Read Romans 7 in the light of indwelling sin being an invader spirit, Satan, and the truth becomes startlingly clear. Paul is making every effort to distinguish the two: himself and the one who has control of him as a slave owner. In his light we see light. He wants us to see what he saw. It's as if he's saying, "I want you to see this. Look at what's really going on."

Let's see what he says.

"So now, no longer am I the one doing it, but sin which dwells in me." (Romans 7:17)

"But if I am doing the very thing I do not want, I am no longer the one doing it, but sin which dwells in me." (Romans 7:20)

He could not make it clearer but we have been blinded and conditioned by our own preconceived notions of what it means to be human and have taken our understanding of it from the world, which is also the expression of Satan, the deceiver. In our attempts to understand our own experience we have identified too much with what we feel and have been deceived into thinking that all those desires originate with us when, in reality, we are merely conveyors of the desires of another. We have been expressing Satan's nature. Now we have the privilege and freedom to express the nature of God or, rather, to allow Him to express Himself through us.

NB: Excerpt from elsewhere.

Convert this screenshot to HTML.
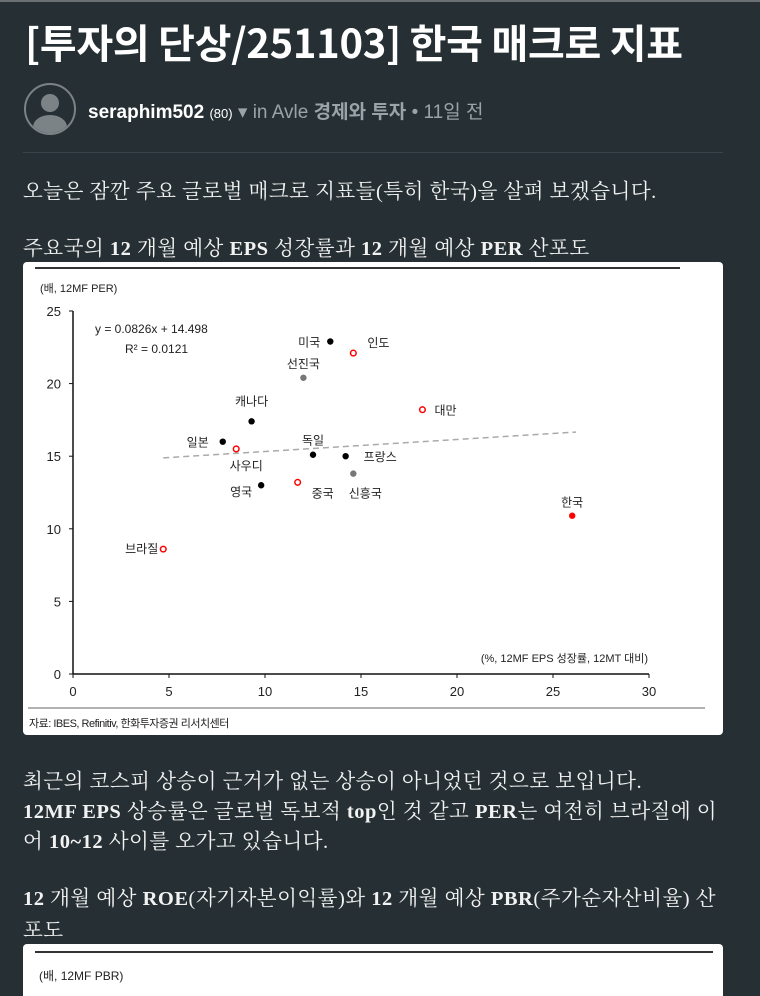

A fellow-worker of Paget Wilkes', Hubert Verner, recalled of him: "I never knew anyone who had the gift of expounding the Scriptures in greater measure . . . His zeal for God's glory and his longing to reach men made it almost impossible for him to rest . . . He could talk on any subject, but best of all on the power of the precious Blood to cleanse the heart from sin . . . He loved to put the two verses together, Romans 7:17 and Galatians 2:20--'Not I, but sin that dwelleth in me' and 'Not I, but Christ that dwelleth in me'. I had been trusting for a full salvation, I had never seen until then that sin was something separate from myself. He made it clear that the sin mentioned in Romans 7 is something apart from you that controls you and renders your best desires powerless. It is that inherited sin that the devil put into our first parents and is in every child of Adam until cleansed through faith in the precious blood of Christ."

This is the wonder of the revelation of life that God has given us: that we can be expressers of divine nature rather than expressers of sin because of what Christ has done on the cross. As vessels, the nature of Satan can now be replaced with the nature of God and He can express Himself by us.